Which surfaces should I disinfect in the dive center?

The CDC recommends disinfection of all frequently touched surfaces. In a dive shop these may include but are not limited to door handles, bathrooms, countertops, card-reading machines, fill stations, equipment workbenches, communal tools and computer keyboards and mice. When using any disinfectant, be sure to follow the manufacturer’s instructions for use.

Which disinfectant should we use, and how should it be used?

The choice of disinfectant is up to you; however, you should use a product that has been proven to work against the virus that causes COVID-19. The EPA’s “List N” is made up of disinfectants that will kill the virus. Any disinfectant should be used according to manufacturer’s directions, as both concentration and contact time differ from product to product. You can find more information here.

How long should I soak equipment in disinfectant to effectively kill the new coronavirus?

This is entirely dependent upon which disinfectant solution you choose For more information about selecting a disinfectant, see Disinfection of Scuba Equipment and COVID-19.

Is 70% alcohol an effective disinfectant for scuba equipment?

According to the World Health Organization, a solution of 70% alcohol with a contact time of 1 minute would inactivate the new coronavirus, meaning that the surface must stay wet for this amount of time. However, isopropyl alcohol can degrade some types of rubber and plastic with repeated use, so to ensure you do not compromise the integrity of your equipment we recommend contacting the manufacturer for guidance. In addition, please be aware when using alcohol near any source of heat, flame, sparks or enriched gas, that it is highly volatile and flammable, presenting a significant risk of fire and explosion.

Can I use heat or hot water to disinfect equipment?

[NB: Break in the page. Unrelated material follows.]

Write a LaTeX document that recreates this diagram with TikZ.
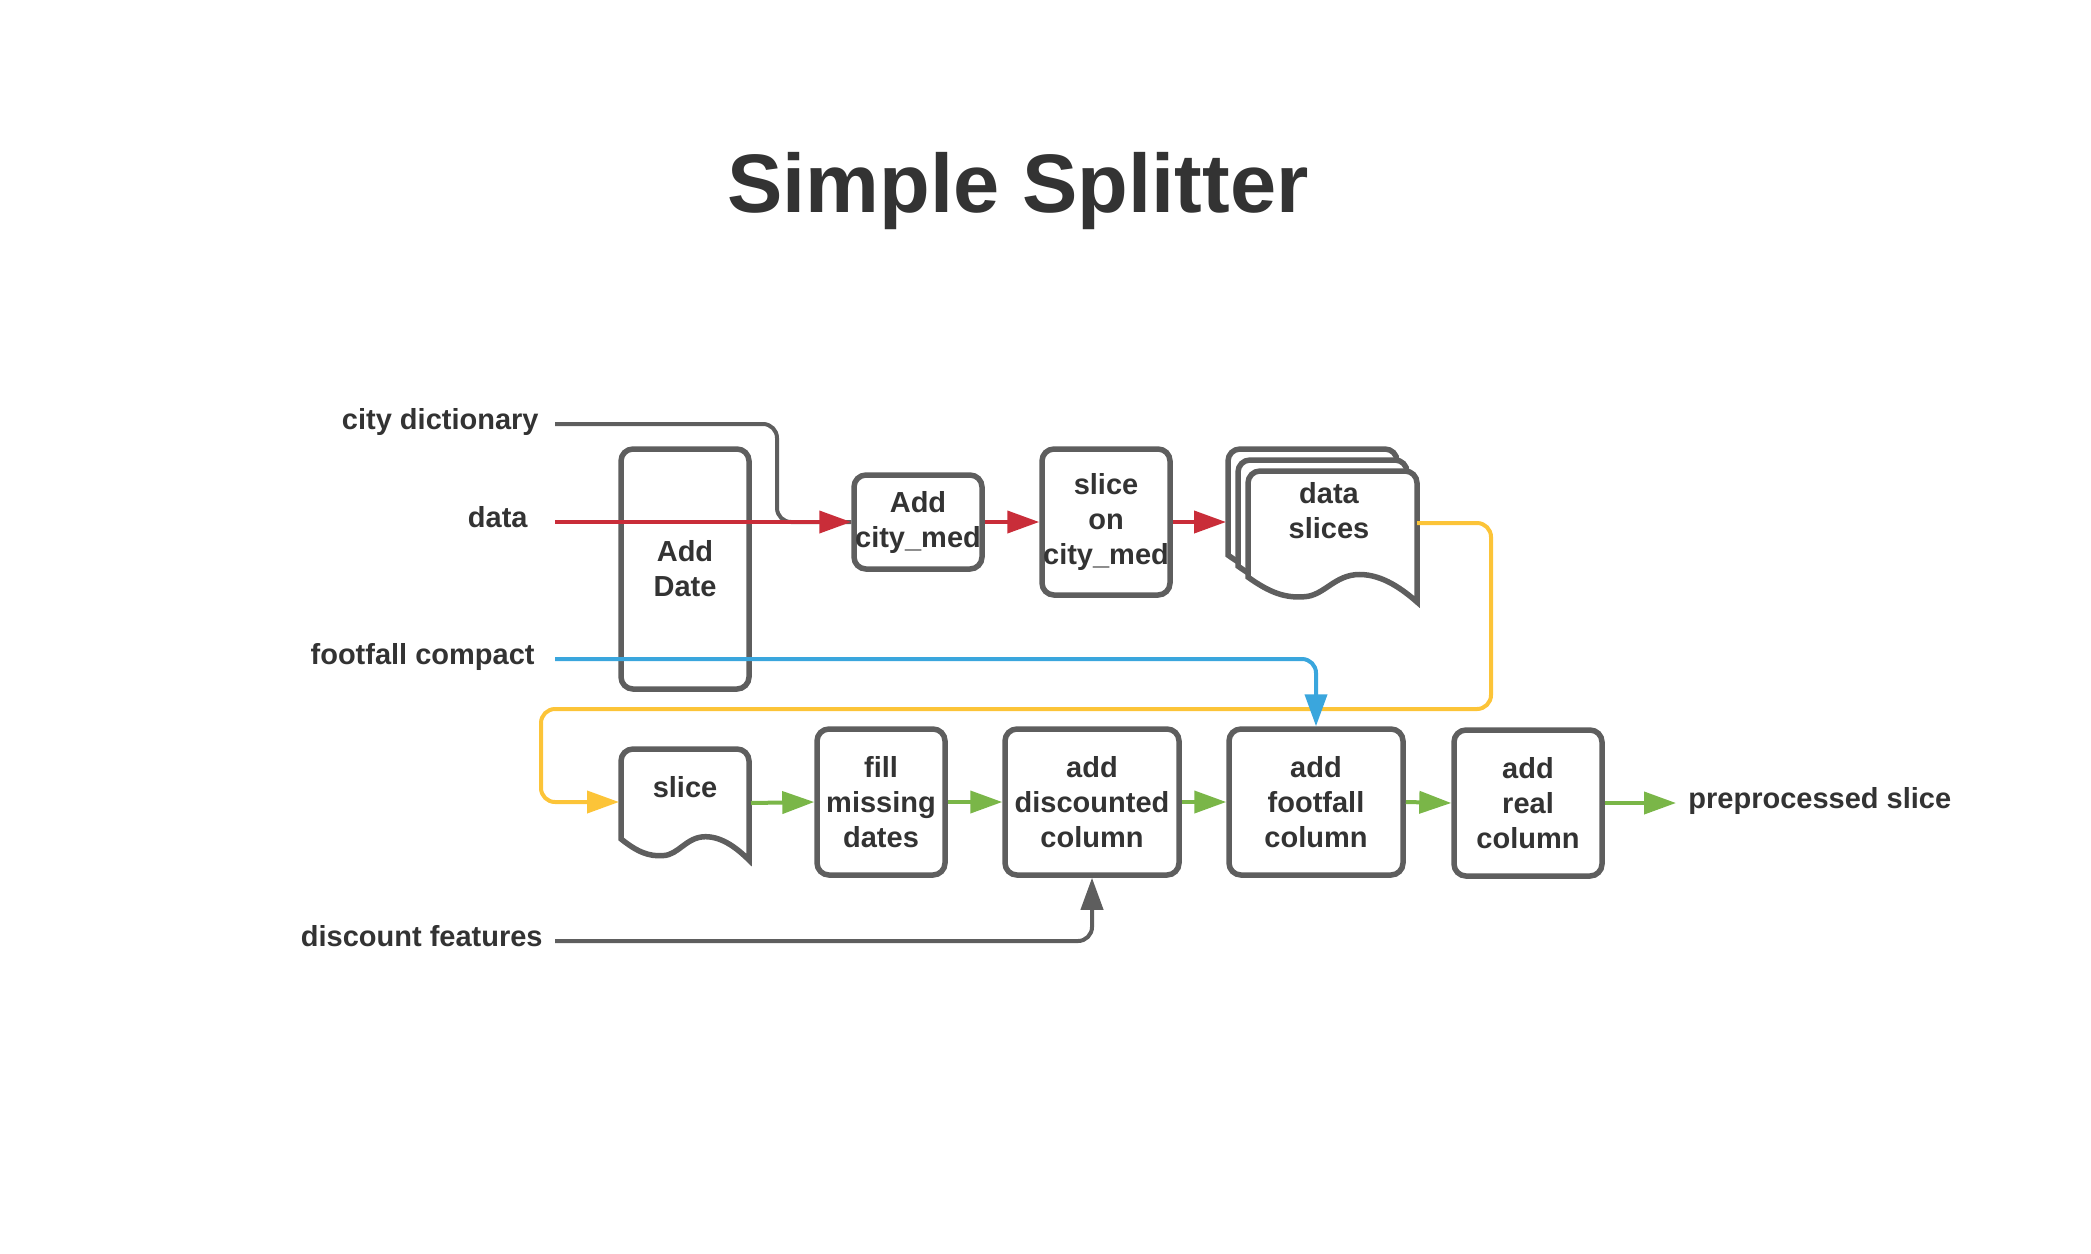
\documentclass[tikz,border=0pt]{standalone}
\usepackage{fontspec}
\setmainfont{Liberation Sans}
\usetikzlibrary{arrows.meta,positioning}

\definecolor{boxgray}{HTML}{5E5E5E}
\definecolor{txtgray}{HTML}{333333}
\definecolor{flowred}{HTML}{C92D39}
\definecolor{flowyellow}{HTML}{FCC438}
\definecolor{flowblue}{HTML}{3AA6DD}
\definecolor{flowgreen}{HTML}{7AB648}

\tikzset{
	proc/.style={draw=boxgray, line width=2.75pt, rounded corners=6pt,
		align=center, text=txtgray, inner sep=0pt,
		font=\bfseries\fontsize{14.5}{17.5}\selectfont},
	lbl/.style={text=txtgray, inner sep=0pt,
		font=\bfseries\fontsize{14.5}{17.5}\selectfont},
	docline/.style={draw=boxgray, fill=white, line width=2.75pt},
	flow/.style={line width=2pt, rounded corners=7pt,
		-{Triangle[length=16pt,width=11pt]}},
}

% document sheet: left, top, width, height
\newcommand{\docsheet}[4]{%
	\draw[docline] (#1,#2+0.81*#4) [rounded corners=6pt] -- (#1,#2) -- (#1+#3,#2)
		[sharp corners] -- (#1+#3,#2+#4)
		.. controls (#1+0.92*#3,#2+0.91*#4) and (#1+0.80*#3,#2+0.79*#4) .. (#1+0.66*#3,#2+0.79*#4)
		.. controls (#1+0.51*#3,#2+0.79*#4) and (#1+0.45*#3,#2+0.955*#4) .. (#1+0.33*#3,#2+0.96*#4)
		.. controls (#1+0.22*#3,#2+0.97*#4) and (#1+0.13*#3,#2+0.93*#4) .. (#1,#2+0.81*#4) -- cycle;}

\begin{document}
\begin{tikzpicture}[x=0.5pt,y=-0.5pt]
	\useasboundingbox (0,0) rectangle (2091,1253);

	\node[lbl, anchor=base, font=\bfseries\fontsize{41.5}{48}\selectfont] (title) at (1018,212) {Simple Splitter};

	% inputs
	\node[lbl, anchor=mid east] (citylbl) at (539,424) {city dictionary};
	\node[lbl, anchor=mid east] (datalbl) at (528,522) {data};
	\node[lbl, anchor=mid east] (footlbl) at (535,659) {footfall compact};
	\node[lbl, anchor=mid east] (disclbl) at (543,941) {discount features};
	\node[lbl, anchor=mid west] (outlbl) at (1688,803) {preprocessed slice};

	% top row
	\node[proc, minimum width=64pt, minimum height=120pt] (adddate) at (685,569) {Add\\Date};
	\node[proc, minimum width=64pt, minimum height=47pt] (addcity) at (918,522) {Add\\city\_med};
	\node[proc, minimum width=64pt, minimum height=73pt] (slicecity) at (1106,522) {slice\\on\\city\_med};
	\docsheet{1228}{449}{169}{131}
	\docsheet{1238}{460}{169}{131}
	\docsheet{1248}{471}{169}{131}
	\node[lbl, align=center] (slices) at (1329,511) {data\\slices};

	% bottom row
	\docsheet{621}{749}{128}{111}
	\node[lbl, anchor=base] (slice) at (685,797) {slice};
	\node[proc, minimum width=64pt, minimum height=73pt] (fill) at (881,802) {fill\\missing\\dates};
	\node[proc, minimum width=87pt, minimum height=73pt] (adddisc) at (1092,802) {add\\discounted\\column};
	\node[proc, minimum width=87pt, minimum height=73pt] (addfoot) at (1316,802) {add\\footfall\\column};
	\node[proc, minimum width=74pt, minimum height=73pt] (addreal) at (1528,803) {add\\real\\column};

	% free ends
	\coordinate (cityin) at (555,424);
	\coordinate (citybend) at (777,424);
	\coordinate (datain) at (555,522);
	\coordinate (footin) at (555,659);
	\coordinate (discin) at (555,941);
	\coordinate (stackin) at (1226,522);
	\coordinate (stackout) at (1417,523);
	\coordinate (yelright) at (1491,709);
	\coordinate (yelleft) at (541,709);
	\coordinate (slicein) at (619,802);
	\coordinate (sliceout) at (751,803);
	\coordinate (outend) at (1676,803);

	% connectors
	\draw[boxgray, line width=2pt, rounded corners=7pt] (cityin) -- (citybend) |- (addcity.west);
	\draw[flow, flowred] (datain) -- (addcity.west);
	\draw[flow, flowred] (addcity.east) -- (slicecity.west);
	\draw[flow, flowred] (slicecity.east) -- (stackin);
	\draw[flow, flowyellow] (stackout) -| (yelright) -- (yelleft) |- (slicein);
	\draw[flow, flowblue] (footin) -| (addfoot.north);
	\draw[flow, flowgreen] (sliceout) -- (fill.west);
	\draw[flow, flowgreen] (fill.east) -- (adddisc.west);
	\draw[flow, flowgreen] (adddisc.east) -- (addfoot.west);
	\draw[flow, flowgreen] (addfoot.east) -- (addreal.west);
	\draw[flow, flowgreen] (addreal.east) -- (outend);
	\draw[flow, boxgray] (discin) -| (adddisc.south);
\end{tikzpicture}
\end{document}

Theoretically, heat is an efficient way to kill the new coronavirus. However, we are unaware of any studies the have been conducted on the survivability of the virus on scuba equipment. Using heat may not be the best method of disinfecting in terms of time-effectiveness. Some studies have shown that a temperature of between 60-68 degrees Celsius will inactivate the virus after 30-60 minutes. It does not seem feasible to keep scuba equipment at this high temperature for this amount of time for a few reasons — one being that it could damage or distort some parts and another being that you would have to use a specifically designed hot water bath or constantly monitor and adjust your heating mechanism to maintain a constant water temperature for that duration.

It should be noted that quite a few studies have been conducted to determine temperatures that will kill the new coronavirus. The temperatures specified previously were selected as they are on the lower end of the spectrum tested, and they closely match with the generally accepted disinfection method in the scientific community: 60 degrees Celsius for almost one hour.